Play Therapy Explained
Children’s primary language is play. Although sometimes used with adults, play therapy is an approach primarily used to help children ages 3 to 12 explore their lives and freely express thoughts and emotions through play. Therapeutic play normally takes place in our playroom, where the child is encouraged to use free expression and allowing the therapist to observe the child’s choices, decisions, and play style. The goal is to help children learn to express themselves in healthier ways, become more respectful and empathetic, and discover new and more positive ways to solve problems. There are two approaches to play therapy:
Non-directive vs Directive Play Therapy
Non-directive play therapy is based on the principle that children can resolve their own issues given the right conditions and the freedom to play with limited instruction and supervision.
Directive play therapy uses more input from the therapist to help speed up results. Play therapists use both approaches, depending on the child.

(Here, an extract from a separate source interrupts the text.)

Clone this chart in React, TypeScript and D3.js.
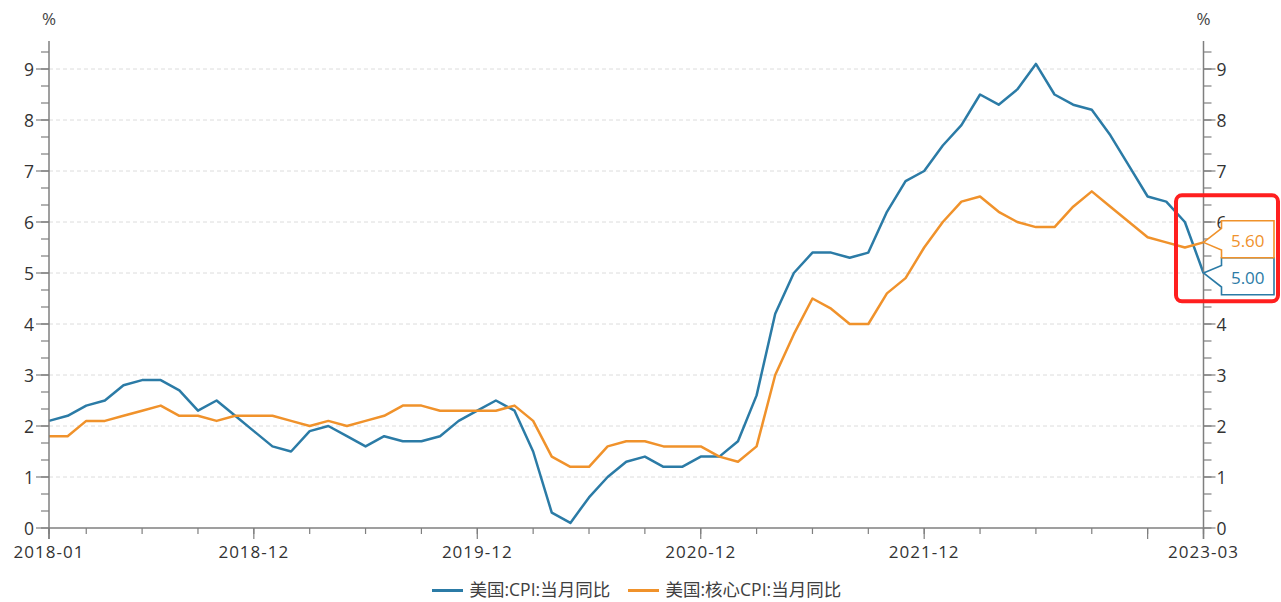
import React from 'react';
import * as d3 from 'd3';

// ---------- data ----------
const months: string[] = [];
for (let y = 2018; y <= 2023; y++) {
  for (let m = 1; m <= 12; m++) {
    if (y === 2023 && m > 3) break;
    months.push(`${y}-${String(m).padStart(2, '0')}`);
  }
}

const cpi = [
  2.1, 2.2, 2.4, 2.5, 2.8, 2.9, 2.9, 2.7, 2.3, 2.5, 2.2, 1.9,
  1.6, 1.5, 1.9, 2.0, 1.8, 1.6, 1.8, 1.7, 1.7, 1.8, 2.1, 2.3,
  2.5, 2.3, 1.5, 0.3, 0.1, 0.6, 1.0, 1.3, 1.4, 1.2, 1.2, 1.4,
  1.4, 1.7, 2.6, 4.2, 5.0, 5.4, 5.4, 5.3, 5.4, 6.2, 6.8, 7.0,
  7.5, 7.9, 8.5, 8.3, 8.6, 9.1, 8.5, 8.3, 8.2, 7.7, 7.1, 6.5,
  6.4, 6.0, 5.0,
];

const coreCpi = [
  1.8, 1.8, 2.1, 2.1, 2.2, 2.3, 2.4, 2.2, 2.2, 2.1, 2.2, 2.2,
  2.2, 2.1, 2.0, 2.1, 2.0, 2.1, 2.2, 2.4, 2.4, 2.3, 2.3, 2.3,
  2.3, 2.4, 2.1, 1.4, 1.2, 1.2, 1.6, 1.7, 1.7, 1.6, 1.6, 1.6,
  1.4, 1.3, 1.6, 3.0, 3.8, 4.5, 4.3, 4.0, 4.0, 4.6, 4.9, 5.5,
  6.0, 6.4, 6.5, 6.2, 6.0, 5.9, 5.9, 6.3, 6.6, 6.3, 6.0, 5.7,
  5.6, 5.5, 5.6,
];

const seriesNames = ['美国:CPI:当月同比', '美国:核心CPI:当月同比'];
const seriesColors = ['#2b7ba6', '#f0922b'];
const xTickLabels = ['2018-01', '2018-12', '2019-12', '2020-12', '2021-12', '2023-03'];
const xMajorMonths = ['2018-01', '2018-12', '2019-12', '2020-12', '2021-12', '2022-12', '2023-03'];
const yTicks = [0, 1, 2, 3, 4, 5, 6, 7, 8, 9];
const unitLabel = '%';

// ---------- layout ----------
const W = 1281;
const H = 602;
const left = 49;
const right = 1203.5;
const bottom = 528;
const FONT = "'Open Sans', 'Noto Sans CJK SC', sans-serif";

export default function App() {
  const x = d3.scalePoint<string>().domain(months).range([left, right]);
  const y = d3.scaleLinear().domain([0, 9]).range([bottom, 69]);
  const yTop = y(9.55);

  const minorY = d3.range(0, 29).map((k) => k / 3).filter((v) => v <= 9.34);
  const minorX = months.filter((_, i) => i === 0 || (i - 2) % 3 === 0);

  const line = d3
    .line<number>()
    .x((_, i) => x(months[i]) as number)
    .y((d) => y(d));

  const series = [cpi, coreCpi];

  // end-value callouts with simple collision avoidance
  const boxH = 37;
  const lastIdx = months.length - 1;
  const ends = series.map((s, k) => ({ k, v: s[lastIdx], py: y(s[lastIdx]) }));
  const sorted = [...ends].sort((a, b) => a.py - b.py);
  const centers: Record<number, number> = {};
  if (sorted.length === 2 && sorted[1].py - sorted[0].py < boxH) {
    const mid = (sorted[0].py + sorted[1].py) / 2;
    centers[sorted[0].k] = mid - boxH / 2;
    centers[sorted[1].k] = mid + boxH / 2;
  } else {
    sorted.forEach((e) => (centers[e.k] = e.py));
  }
  const px = x(months[lastIdx]) as number;
  const bx0 = px + 18;
  const bx1 = 1274;

  return (
    <svg
      width={W}
      height={H}
      style={{ position: 'absolute', left: 0, top: 0, background: '#fff' }}
      fontFamily={FONT}
    >
      {/* gridlines */}
      {yTicks.filter((t) => t > 0).map((t) => (
        <line key={'g' + t} x1={left} x2={right} y1={y(t)} y2={y(t)}
          stroke="#dcdcdc" strokeWidth={1} strokeDasharray="4,3" />
      ))}

      {/* series lines */}
      {series.map((s, k) => (
        <path key={'s' + k} d={line(s) || ''} fill="none" stroke={seriesColors[k]}
          strokeWidth={2.5} strokeLinejoin="round" />
      ))}

      {/* left axis */}
      <line x1={left} x2={left} y1={yTop} y2={bottom + 11} stroke="#7f7f7f" strokeWidth={1.5} />
      {minorY.map((v, i) => (
        <line key={'lm' + i} x1={left - 8} x2={left} y1={y(v)} y2={y(v)} stroke="#7f7f7f" strokeWidth={1.2} />
      ))}
      {yTicks.map((t) => (
        <g key={'ly' + t}>
          <line x1={left - 13} x2={left} y1={y(t)} y2={y(t)} stroke="#7f7f7f" strokeWidth={1.2} />
          <text x={left - 15} y={y(t)} textAnchor="end" dominantBaseline="central" fontSize={17.5} fill="#333">
            {t}
          </text>
        </g>
      ))}
      <text x={left} y={18} textAnchor="middle" dominantBaseline="central" fontSize={17} fill="#444">{unitLabel}</text>

      {/* right axis */}
      <line x1={right} x2={right} y1={yTop} y2={bottom + 11} stroke="#7f7f7f" strokeWidth={1.5} />
      {minorY.map((v, i) => (
        <line key={'rm' + i} x1={right} x2={right + 8} y1={y(v)} y2={y(v)} stroke="#7f7f7f" strokeWidth={1.2} />
      ))}
      {yTicks.map((t) => (
        <g key={'ry' + t}>
          <line x1={right} x2={right + 12} y1={y(t)} y2={y(t)} stroke="#7f7f7f" strokeWidth={1.2} />
          <text x={right + 13} y={y(t)} textAnchor="start" dominantBaseline="central" fontSize={17.5} fill="#333">
            {t}
          </text>
        </g>
      ))}
      <text x={right} y={18} textAnchor="middle" dominantBaseline="central" fontSize={17} fill="#444">{unitLabel}</text>

      {/* bottom axis */}
      <line x1={left} x2={right} y1={bottom} y2={bottom} stroke="#7f7f7f" strokeWidth={1.5} />
      {minorX.map((m) => (
        <line key={'xm' + m} x1={x(m)} x2={x(m)} y1={bottom} y2={bottom + 6} stroke="#7f7f7f" strokeWidth={1.2} />
      ))}
      {xMajorMonths.map((m) => (
        <line key={'xM' + m} x1={x(m)} x2={x(m)} y1={bottom} y2={bottom + 11} stroke="#7f7f7f" strokeWidth={1.2} />
      ))}
      {xTickLabels.map((m) => (
        <text key={'xl' + m} x={x(m)} y={551} textAnchor="middle" dominantBaseline="central"
          fontSize={17} letterSpacing={1} fill="#333">
          {m}
        </text>
      ))}

      {/* end-value callouts */}
      {ends.map((e) => {
        const cy = centers[e.k];
        const top = cy - boxH / 2;
        const bot = cy + boxH / 2;
        const pts = [
          [px, e.py],
          [bx0, cy - 10.8],
          [bx0, top],
          [bx1, top],
          [bx1, bot],
          [bx0, bot],
          [bx0, cy + 10.8],
        ];
        return (
          <g key={'c' + e.k}>
            <polygon points={pts.map((p) => p.join(',')).join(' ')} fill="#fff"
              stroke={seriesColors[e.k]} strokeWidth={1.6} strokeLinejoin="miter" />
            <text x={(bx0 + bx1) / 2} y={cy + 1} textAnchor="middle" dominantBaseline="central"
              fontSize={17} fill={seriesColors[e.k]}>
              {e.v.toFixed(2)}
            </text>
          </g>
        );
      })}

      {/* highlight box */}
      <rect x={1176} y={195.3} width={102} height={106} rx={6} ry={6} fill="none" stroke="#ff1f1f" strokeWidth={4} />

      {/* legend */}
      {seriesNames.map((name, k) => {
        const lx = k === 0 ? 432 : 628;
        return (
          <g key={'lg' + k}>
            <line x1={lx} x2={lx + 31} y1={590.5} y2={590.5} stroke={seriesColors[k]} strokeWidth={3} />
            <text x={lx + 37.5} y={589} dominantBaseline="central" fontSize={17.5} fill="#404040">
              {name}
            </text>
          </g>
        );
      })}
    </svg>
  );
}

When do you recommend Play Therapy?
Therapeutic play helps children with social or emotional deficits learn to communicate better, change their behavior, develop problem-solving skills, and relate to others in positive ways. It is appropriate for children undergoing or witnessing stressful events in their lives, such as a serious illness or hospitalization, domestic violence, abuse, trauma, a family crisis, or an upsetting change in their environment. Play therapy can help children with academic and social problems, learning disabilities, behavioral disorders, anxiety, depression, grief, or anger, as well as those with attention deficit disorders or who are on the autism spectrum.
What is the process like?
The parent or caregiver plays an important role in play therapy for children. An initial phone contact in which the parent can provide information to the clinician about the parent’s concerns. In a separate interview with the child, the therapist can make an assessment and begin to formulate a treatment plan. In the playroom, the child is encouraged to play with specific toys that encourage self-expression and facilitate learning positive behaviors. Arts and crafts, music, sand tray, dancing, storytelling, and other tools may also be incorporated into play therapy. Play therapy usually occurs in weekly sessions for an average of 20 sessions lasting 30 to 45 minutes each.
Why choose a Play Therapist?
Play therapists must undergo additional training and supervision specific to the art of play therapy. The play therapy room must have certain components available and the therapist can remain available as additional support with schools, pediatricians, and other members of the treatment team.